In 2008, following a top prize at the Munich ARD International Music Competition, the Afiara Quartet won the Concert Artists Guild Competition in New York. The San Francisco Classical Voice calls the Afiara Quartet “a terrifically unified, versatile, and moving ensemble” with “startling intensity.” The same season included performances all over North America, from New York’s Chautauqua Institution to the San Jose Chamber Music Society, Calgary’s Pro Musica Series, the Banff Centre and the Montreal and Ottawa Chamber Music Festivals.

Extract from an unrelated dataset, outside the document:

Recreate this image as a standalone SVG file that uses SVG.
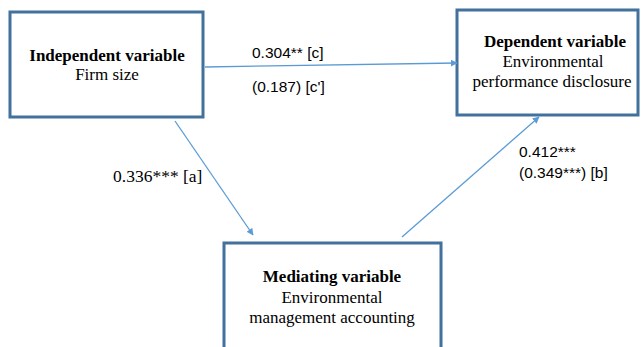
<svg xmlns="http://www.w3.org/2000/svg" width="643" height="347" viewBox="0 0 643 347">
<style>
.box{fill:#fff;stroke:#41719C;stroke-width:3}
.t{font-family:'Liberation Serif','Times New Roman','DejaVu Serif',serif;font-size:17px;fill:#000;text-anchor:middle}
.b{font-weight:bold}
.lab{font-family:'Liberation Sans',Arial,sans-serif;font-size:15.5px;fill:#000}
.labs{font-family:'Liberation Serif','Times New Roman','DejaVu Serif',serif;font-size:17.5px;fill:#000}
.con{stroke:#5B9BD5;stroke-width:1.3;fill:none;marker-end:url(#ah)}
</style>
<defs>
<marker id="ah" viewBox="0 0 10 10" refX="9" refY="5" markerWidth="7" markerHeight="7" markerUnits="userSpaceOnUse" orient="auto">
<path d="M0,0 L10,5 L0,10 z" fill="#5B9BD5"/>
</marker>
</defs>
<g id="independent">
<rect class="box" x="10" y="12" width="193" height="105"/>
<text class="t b" x="107" y="61">Independent variable</text>
<text class="t" x="107" y="80">Firm size</text>
</g>
<g id="dependent">
<rect class="box" x="457" y="10" width="181" height="105"/>
<text class="t b" x="555" y="47">Dependent variable</text>
<text class="t" x="553" y="67">Environmental</text>
<text class="t" x="552" y="87">performance disclosure</text>
</g>
<g id="mediating">
<rect class="box" x="224" y="243" width="217" height="110"/>
<text class="t b" x="332" y="282">Mediating variable</text>
<text class="t" x="332" y="303">Environmental</text>
<text class="t" x="332" y="323">management accounting</text>
</g>
<g id="connectors">
<line class="con" x1="205" y1="67" x2="457" y2="63"/>
<line class="con" x1="175" y1="121" x2="253" y2="235"/>
<line class="con" x1="402" y1="237" x2="539" y2="117"/>
</g>
<g id="labels">
<text class="lab" x="252" y="58">0.304** [c]</text>
<text class="lab" x="252" y="92">(0.187) [c']</text>
<text class="labs" x="113" y="182">0.336*** [a]</text>
<text class="lab" x="519" y="157">0.412***</text>
<text class="lab" x="519" y="178">(0.349***) [b]</text>
</g>
</svg>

In this season’s schedule are concerts at the Library of Congress, Alice Tully Hall, Weill Recital Hall at Carnegie Hall, the Banff Centre, the New School, and Purdue University. The Quartet also began a visiting residency at the Royal Conservatory’s Glenn Gould School, and has just released its debut CD, featuring works by Mendelssohn and Schubert.

Home towns:
Violinist Valerie Li is originally from Vancouver, violinist Yuri Cho from Edmonton, violist David Samuel from Guelph, ON, and cellist Adrian Fung from Mississauga, ON.

WONNY SONG, Piano
http://wonnysong.com

“A versatile, intelligent, and deeply musical young pianist”, according to the Washington Post, Wonny Song, who is in his early 30s, has many awards to his credit, and has performed with leading orchestras and at major Canadian festivals as well as in the U.S. and in East Asia.

Born in South Korea and raised in Montreal, Song began piano studies at age eight, and received a full scholarship to Philadelphia’s Curtis Institute of Music in 1994. After earning a Bachelor’s degree from the Université de Montréal in 1998, he continued his studies at the Glenn Gould Professional School with Marc Durand and completed his doctoral studies with Lydia Artymiw at the University of Minnesota in 2004.

Among his many awards are the 2005 Young Concert Artists International Auditions (New York), the 2003 Prix d’Europe in Canada (which presented him in recital throughout Canada, France, Italy and Sweden), First Prize and Best Artistic Interpretation Prize at the 1995 Montreal Symphony Piano Competition, and a Gold Medal at the 1994 World Piano Competition in Cincinnati.

Song gave a solo recital as Canada’s musical ambassador to the 1993 World Expo in Korea and a 1998 performance in Bangkok at the closing ceremony of the Asian Olympic Games. He returned to Korea in 2005 to perform in the opening concert of Seoul’s new Chungmu Art Hall.

His debut CD, featuring Mussorgsky’s Pictures at an Exhibition and Rachmaninoff’s Variations on a Theme of Corelli, was released on XXI-21 Records and has sold very well in Canada.

The subject of a cover story in the February issue of La Scena Musicale, Mr. Song is also grooming the next generation of concert pianists in Montreal as associate director of the Lambda School of Music and Fine Arts.